The Genuflection of the Moment

August 31st, 2008

There is a drifting and a falling that seizes time when the sun is setting and a summer is becoming an autumn and the heat of a day is fraying into the cold of a night. Each moment then genuflects to the circling of the sun and of the seasons, and their adoration makes us all the hushed attendants of a mystery. This time disdains all measure, passing with the incalculable rhythm of rustling leaves and blowing grasses and singing insects and cresting waves, finding the hollows and the spaces of the dimmed day. Such moments are marked only in their passing. They leave no inheritance. Without memory or remainder, they are only the splendid instant of their worship.

3 Responses to “The Genuflection of the Moment”

  1. David Humphrey Says:

    There is a verb for this, ‘advesperate,’ meaning “to approach evening,” the moment when day turns to night.

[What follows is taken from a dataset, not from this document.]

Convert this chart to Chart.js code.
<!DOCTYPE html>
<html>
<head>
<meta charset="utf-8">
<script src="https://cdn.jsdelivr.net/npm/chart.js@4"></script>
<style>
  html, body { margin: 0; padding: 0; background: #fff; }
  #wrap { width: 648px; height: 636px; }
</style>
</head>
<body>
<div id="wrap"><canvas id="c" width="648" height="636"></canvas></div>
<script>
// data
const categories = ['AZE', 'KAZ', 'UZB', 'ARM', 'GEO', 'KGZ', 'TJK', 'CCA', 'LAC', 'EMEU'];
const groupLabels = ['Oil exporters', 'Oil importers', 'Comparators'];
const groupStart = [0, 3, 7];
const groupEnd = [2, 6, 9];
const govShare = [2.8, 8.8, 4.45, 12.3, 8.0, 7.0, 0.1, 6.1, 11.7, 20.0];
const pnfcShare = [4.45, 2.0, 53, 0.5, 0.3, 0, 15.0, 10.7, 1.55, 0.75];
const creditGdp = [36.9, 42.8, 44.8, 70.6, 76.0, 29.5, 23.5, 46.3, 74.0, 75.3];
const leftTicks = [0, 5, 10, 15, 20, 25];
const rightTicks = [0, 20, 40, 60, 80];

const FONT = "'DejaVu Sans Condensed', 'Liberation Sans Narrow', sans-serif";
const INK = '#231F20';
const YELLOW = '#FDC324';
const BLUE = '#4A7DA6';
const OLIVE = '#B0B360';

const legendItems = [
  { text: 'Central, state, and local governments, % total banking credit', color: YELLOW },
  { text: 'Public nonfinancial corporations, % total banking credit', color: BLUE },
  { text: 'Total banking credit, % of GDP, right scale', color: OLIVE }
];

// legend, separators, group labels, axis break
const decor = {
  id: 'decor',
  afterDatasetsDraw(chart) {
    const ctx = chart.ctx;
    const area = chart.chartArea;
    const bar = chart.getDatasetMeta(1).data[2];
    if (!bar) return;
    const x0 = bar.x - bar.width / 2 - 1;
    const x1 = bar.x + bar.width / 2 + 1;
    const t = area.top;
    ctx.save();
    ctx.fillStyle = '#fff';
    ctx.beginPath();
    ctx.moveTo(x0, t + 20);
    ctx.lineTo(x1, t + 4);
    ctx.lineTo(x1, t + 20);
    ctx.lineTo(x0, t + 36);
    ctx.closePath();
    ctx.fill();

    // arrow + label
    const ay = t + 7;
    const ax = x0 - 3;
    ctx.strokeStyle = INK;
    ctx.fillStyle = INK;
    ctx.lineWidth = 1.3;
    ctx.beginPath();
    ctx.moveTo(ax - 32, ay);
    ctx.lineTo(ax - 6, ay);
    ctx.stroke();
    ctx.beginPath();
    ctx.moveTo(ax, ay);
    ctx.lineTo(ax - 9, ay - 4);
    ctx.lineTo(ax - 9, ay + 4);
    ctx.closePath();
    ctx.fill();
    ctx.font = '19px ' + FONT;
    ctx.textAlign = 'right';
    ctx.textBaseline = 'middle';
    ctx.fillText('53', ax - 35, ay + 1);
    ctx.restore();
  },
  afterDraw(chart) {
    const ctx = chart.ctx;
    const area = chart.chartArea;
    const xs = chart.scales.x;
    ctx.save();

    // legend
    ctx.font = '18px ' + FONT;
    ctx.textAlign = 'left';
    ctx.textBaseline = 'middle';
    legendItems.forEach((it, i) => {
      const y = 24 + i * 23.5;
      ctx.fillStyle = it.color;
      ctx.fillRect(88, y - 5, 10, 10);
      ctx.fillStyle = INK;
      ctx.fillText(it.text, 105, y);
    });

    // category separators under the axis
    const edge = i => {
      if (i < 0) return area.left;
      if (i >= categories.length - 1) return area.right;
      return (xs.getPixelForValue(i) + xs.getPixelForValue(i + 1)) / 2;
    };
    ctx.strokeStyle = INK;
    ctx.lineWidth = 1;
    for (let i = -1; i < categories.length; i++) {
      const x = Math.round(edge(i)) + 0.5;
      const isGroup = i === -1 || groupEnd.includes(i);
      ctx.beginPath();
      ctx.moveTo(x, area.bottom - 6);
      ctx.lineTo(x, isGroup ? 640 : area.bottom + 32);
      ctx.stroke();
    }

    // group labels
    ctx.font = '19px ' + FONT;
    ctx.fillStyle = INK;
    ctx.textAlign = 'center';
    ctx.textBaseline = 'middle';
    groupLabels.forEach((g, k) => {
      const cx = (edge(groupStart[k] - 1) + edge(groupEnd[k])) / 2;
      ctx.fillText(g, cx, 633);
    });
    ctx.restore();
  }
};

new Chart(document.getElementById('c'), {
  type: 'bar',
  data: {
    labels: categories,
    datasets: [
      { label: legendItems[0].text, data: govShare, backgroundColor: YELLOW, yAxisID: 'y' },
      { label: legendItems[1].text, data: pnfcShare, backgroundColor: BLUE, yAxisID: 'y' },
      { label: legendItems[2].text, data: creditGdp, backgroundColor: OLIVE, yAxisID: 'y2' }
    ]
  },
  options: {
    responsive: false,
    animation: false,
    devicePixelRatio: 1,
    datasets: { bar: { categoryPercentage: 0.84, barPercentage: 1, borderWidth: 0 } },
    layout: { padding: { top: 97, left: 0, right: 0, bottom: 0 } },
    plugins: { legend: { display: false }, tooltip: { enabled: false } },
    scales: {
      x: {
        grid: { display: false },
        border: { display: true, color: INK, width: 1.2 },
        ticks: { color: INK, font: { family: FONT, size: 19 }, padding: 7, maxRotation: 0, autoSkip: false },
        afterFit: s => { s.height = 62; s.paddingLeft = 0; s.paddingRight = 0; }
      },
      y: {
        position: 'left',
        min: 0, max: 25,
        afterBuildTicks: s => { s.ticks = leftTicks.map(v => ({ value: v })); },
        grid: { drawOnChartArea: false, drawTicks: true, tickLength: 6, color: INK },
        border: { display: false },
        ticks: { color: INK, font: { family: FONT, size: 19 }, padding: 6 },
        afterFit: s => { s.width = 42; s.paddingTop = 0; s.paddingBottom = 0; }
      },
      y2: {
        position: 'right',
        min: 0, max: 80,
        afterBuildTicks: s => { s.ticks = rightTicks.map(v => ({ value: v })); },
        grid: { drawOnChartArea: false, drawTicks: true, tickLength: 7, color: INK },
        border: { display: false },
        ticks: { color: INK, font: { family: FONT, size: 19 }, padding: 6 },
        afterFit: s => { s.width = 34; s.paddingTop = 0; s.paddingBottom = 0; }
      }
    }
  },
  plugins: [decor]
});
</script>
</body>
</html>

I know this because I’m reading a wonderful book that I’ll lend you when I’m done, Ammon Shea’s “Reading the OED: One Man, One Year, 21,730 Pages.”. That it is so named, and present in the OED, is like a picture of a million sunsets, and it made me so happy to read it that I had to pause and put the book down.

  2. jeremylukehill Says:

    Dave, considering the root of the word ‘advesperate’, it may interest you to know that I wrote this little reflection at a place we call Vesper Point.

  3. David Humphrey Says:

    Surely that is no coincidence. I love it!